White beans and tomatoes make this chicken chili flavorful and satisfying. Serve with your favorite garnishes along with freshly baked cornbread Feel free to use pinto beans or black beans if you prefer.
PrintChicken Chili With Beans
This rich and flavorful chicken chili is made with white beans and tomatoes. Garnish servings with sour cream or guacamole.
- Prep Time: 15 minutes
- Cook Time: 20 minutes
- Total Time: 35 minutes
- Yield: 6 servings 1x
- Category: Chicken, Chili, Beans
- Method: Simmer
- Cuisine: Tex-Mex
Ingredients
Scale
- 1 tablespoon olive oil
- 2 cups chopped onion
- 4 large garlic cloves (minced)
- 1 1/2 pounds boneless chicken breasts (or chicken tenderloins, cut into cubes)

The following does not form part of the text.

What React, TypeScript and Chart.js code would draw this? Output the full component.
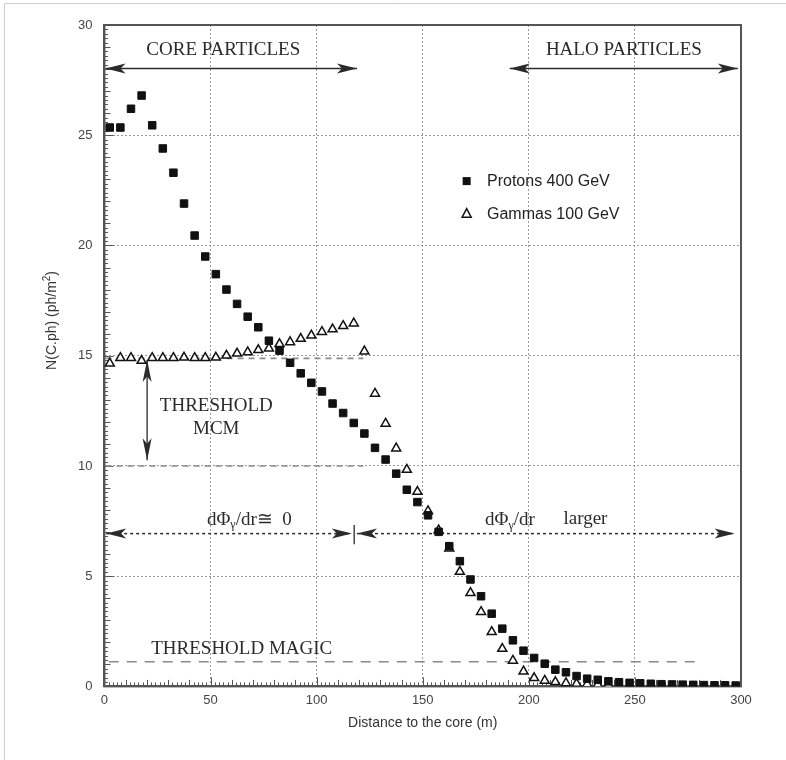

- 1 large jalapeño pepper (seeded, finely chopped)
- 1 teaspoon ground coriander
- 2 teaspoons ground cumin
- 2 (14.5-ounce) cans diced tomatoes
- 2 (16-ounce) cans white beans (drained and rinsed)
- juice of 1 lime
- 2 cups frozen corn kernels (thawed)
- 1/2 teaspoon salt (or to taste)
- 1/4 teaspoon ground black pepper
- 1/2 cup sour cream (or guacamole)
- 1/4 cup finely chopped red onion
- 2 tablespoons chopped cilantro
Instructions
- Heat the olive oil in a large nonstick saucepan over medium-high heat. When the oil is shimmering, add the chopped onion and garlic; sauté until onion is translucent and just begins to brown.
- Add the cubed chicken to the skillet and brown on all sides; add chopped jalapeño, coriander, cumin, diced tomatoes, and beans. Reduce heat to low and simmer for about 5 minutes; add the juice of one lime and stir in the corn kernels. Season with salt and pepper, to taste.
- Cook chicken chili, stirring occasionally, for 5 minutes longer.
- Serve with sour cream or guacamole, chopped red onion, and chopped cilantro.